RECORDS FOR PROCESSING:
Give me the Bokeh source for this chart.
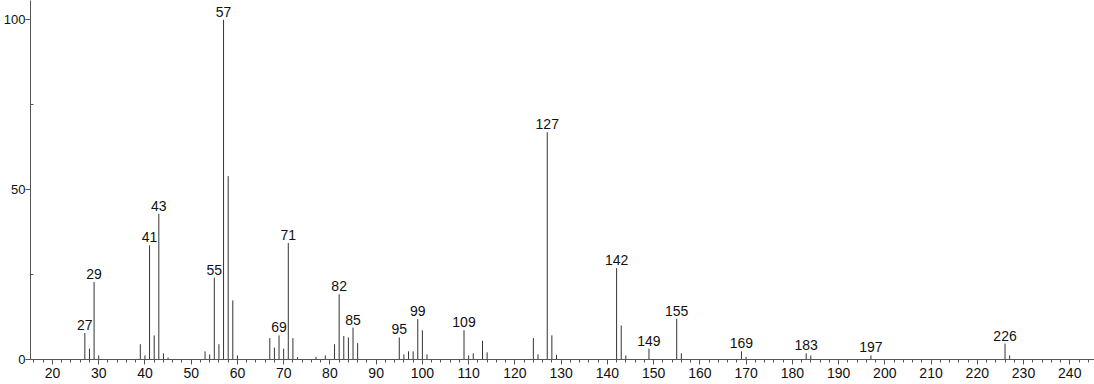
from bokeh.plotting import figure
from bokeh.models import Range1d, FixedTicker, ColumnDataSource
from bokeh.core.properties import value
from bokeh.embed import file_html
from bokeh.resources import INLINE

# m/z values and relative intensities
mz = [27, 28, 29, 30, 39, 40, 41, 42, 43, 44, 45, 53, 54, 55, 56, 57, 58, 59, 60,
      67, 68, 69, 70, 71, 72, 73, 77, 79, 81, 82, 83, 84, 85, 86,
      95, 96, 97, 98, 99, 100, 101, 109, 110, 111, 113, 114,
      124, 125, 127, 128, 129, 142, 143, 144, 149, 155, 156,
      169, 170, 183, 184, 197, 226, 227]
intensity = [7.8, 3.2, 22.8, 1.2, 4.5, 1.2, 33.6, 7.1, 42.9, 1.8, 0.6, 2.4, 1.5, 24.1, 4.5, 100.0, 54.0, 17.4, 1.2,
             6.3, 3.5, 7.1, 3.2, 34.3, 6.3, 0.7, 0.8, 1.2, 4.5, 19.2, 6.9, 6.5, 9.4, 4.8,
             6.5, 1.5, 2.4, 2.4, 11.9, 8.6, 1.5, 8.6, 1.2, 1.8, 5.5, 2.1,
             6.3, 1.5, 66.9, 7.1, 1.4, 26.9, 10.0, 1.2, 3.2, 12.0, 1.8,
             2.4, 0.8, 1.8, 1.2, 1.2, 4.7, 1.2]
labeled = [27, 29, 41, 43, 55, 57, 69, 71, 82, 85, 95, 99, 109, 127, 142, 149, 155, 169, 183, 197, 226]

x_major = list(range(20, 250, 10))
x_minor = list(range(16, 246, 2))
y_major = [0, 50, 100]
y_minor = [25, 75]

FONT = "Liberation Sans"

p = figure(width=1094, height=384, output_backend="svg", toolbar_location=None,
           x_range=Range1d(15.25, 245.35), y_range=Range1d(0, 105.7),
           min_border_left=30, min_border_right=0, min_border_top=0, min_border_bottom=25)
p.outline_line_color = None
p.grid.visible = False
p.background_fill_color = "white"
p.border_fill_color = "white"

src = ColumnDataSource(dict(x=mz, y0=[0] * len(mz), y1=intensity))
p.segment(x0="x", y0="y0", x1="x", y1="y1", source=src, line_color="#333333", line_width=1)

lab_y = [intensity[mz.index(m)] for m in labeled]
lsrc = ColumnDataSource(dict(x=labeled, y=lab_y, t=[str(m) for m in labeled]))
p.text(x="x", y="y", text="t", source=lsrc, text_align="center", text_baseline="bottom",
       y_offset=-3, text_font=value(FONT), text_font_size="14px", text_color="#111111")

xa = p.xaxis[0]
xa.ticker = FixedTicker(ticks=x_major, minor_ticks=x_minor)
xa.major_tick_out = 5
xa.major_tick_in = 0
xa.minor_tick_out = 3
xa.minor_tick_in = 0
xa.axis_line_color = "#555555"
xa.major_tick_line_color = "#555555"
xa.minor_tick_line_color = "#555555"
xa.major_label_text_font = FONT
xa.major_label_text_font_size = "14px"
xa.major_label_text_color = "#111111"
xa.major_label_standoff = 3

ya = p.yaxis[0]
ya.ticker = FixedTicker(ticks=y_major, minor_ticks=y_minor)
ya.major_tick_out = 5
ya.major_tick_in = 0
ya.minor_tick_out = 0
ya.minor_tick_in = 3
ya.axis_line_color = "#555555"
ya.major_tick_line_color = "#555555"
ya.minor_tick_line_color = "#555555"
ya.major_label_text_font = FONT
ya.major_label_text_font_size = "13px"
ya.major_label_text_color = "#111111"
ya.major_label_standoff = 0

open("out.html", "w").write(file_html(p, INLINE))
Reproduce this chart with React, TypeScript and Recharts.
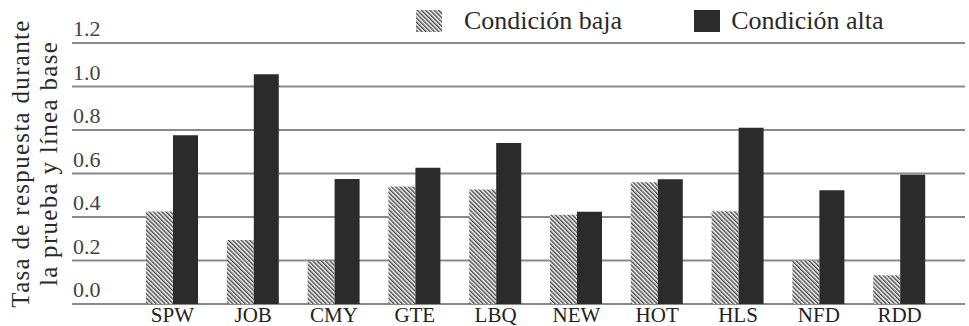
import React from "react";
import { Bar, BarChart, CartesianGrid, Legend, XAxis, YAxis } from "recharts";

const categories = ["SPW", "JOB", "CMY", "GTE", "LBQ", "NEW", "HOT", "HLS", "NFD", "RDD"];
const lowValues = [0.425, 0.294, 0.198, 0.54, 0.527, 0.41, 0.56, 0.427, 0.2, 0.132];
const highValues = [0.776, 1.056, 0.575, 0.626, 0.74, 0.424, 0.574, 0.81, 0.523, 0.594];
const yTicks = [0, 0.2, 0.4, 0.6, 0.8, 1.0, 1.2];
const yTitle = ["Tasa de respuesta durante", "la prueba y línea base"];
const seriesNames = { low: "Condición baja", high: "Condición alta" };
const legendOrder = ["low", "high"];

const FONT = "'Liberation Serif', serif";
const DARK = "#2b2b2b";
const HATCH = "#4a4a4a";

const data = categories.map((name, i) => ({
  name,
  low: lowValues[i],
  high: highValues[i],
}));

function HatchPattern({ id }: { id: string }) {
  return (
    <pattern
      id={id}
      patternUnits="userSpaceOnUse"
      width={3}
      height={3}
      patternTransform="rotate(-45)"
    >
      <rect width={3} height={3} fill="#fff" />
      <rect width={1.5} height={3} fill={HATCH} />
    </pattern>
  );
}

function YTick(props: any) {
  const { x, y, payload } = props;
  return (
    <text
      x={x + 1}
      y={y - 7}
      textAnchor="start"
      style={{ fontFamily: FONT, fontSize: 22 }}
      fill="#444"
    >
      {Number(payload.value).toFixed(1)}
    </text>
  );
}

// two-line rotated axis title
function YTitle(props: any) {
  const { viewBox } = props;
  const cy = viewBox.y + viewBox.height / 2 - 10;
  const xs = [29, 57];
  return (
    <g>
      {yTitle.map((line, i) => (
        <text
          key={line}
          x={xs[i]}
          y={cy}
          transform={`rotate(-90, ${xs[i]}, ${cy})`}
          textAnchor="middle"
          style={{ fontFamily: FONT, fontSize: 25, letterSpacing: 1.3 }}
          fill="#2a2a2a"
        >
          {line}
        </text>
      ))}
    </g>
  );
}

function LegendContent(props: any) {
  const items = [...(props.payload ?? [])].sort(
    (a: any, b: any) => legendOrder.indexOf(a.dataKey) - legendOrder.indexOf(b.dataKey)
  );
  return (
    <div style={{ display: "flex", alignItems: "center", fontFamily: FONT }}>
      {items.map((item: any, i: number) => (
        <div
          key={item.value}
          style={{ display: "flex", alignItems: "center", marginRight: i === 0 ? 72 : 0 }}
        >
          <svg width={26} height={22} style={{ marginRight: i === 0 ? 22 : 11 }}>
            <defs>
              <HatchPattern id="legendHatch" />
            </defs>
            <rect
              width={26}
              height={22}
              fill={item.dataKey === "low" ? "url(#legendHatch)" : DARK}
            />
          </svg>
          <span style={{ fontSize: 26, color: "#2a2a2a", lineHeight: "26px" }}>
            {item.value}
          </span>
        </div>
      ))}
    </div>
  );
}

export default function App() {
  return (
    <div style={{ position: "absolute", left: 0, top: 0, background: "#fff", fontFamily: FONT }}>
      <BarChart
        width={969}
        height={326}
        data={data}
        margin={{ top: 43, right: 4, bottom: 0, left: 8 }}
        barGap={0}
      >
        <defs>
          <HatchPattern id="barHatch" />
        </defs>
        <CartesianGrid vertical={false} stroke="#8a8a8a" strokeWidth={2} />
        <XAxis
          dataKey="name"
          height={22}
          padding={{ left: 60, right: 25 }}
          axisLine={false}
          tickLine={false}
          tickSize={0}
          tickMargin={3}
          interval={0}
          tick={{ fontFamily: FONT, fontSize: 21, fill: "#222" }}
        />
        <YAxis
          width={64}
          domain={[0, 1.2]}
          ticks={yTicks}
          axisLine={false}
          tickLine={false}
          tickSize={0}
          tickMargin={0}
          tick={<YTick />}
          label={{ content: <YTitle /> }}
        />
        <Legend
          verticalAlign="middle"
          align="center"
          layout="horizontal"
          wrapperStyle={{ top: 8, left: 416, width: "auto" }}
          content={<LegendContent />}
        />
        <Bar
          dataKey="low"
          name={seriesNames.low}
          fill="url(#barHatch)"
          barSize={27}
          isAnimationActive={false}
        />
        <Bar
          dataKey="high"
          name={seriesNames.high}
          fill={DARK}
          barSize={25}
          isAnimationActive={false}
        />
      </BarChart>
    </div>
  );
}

DESCRIPTION OF THE TASK: Write out each line of the listing above, exactly, from its first line to the line holding "from bokeh.resources import INLINE", inclusive. Skip the pictures.

WRITTEN ANSWER:
Give me the Bokeh source for this chart.
from bokeh.plotting import figure
from bokeh.models import Range1d, FixedTicker, ColumnDataSource
from bokeh.core.properties import value
from bokeh.embed import file_html
from bokeh.resources import INLINE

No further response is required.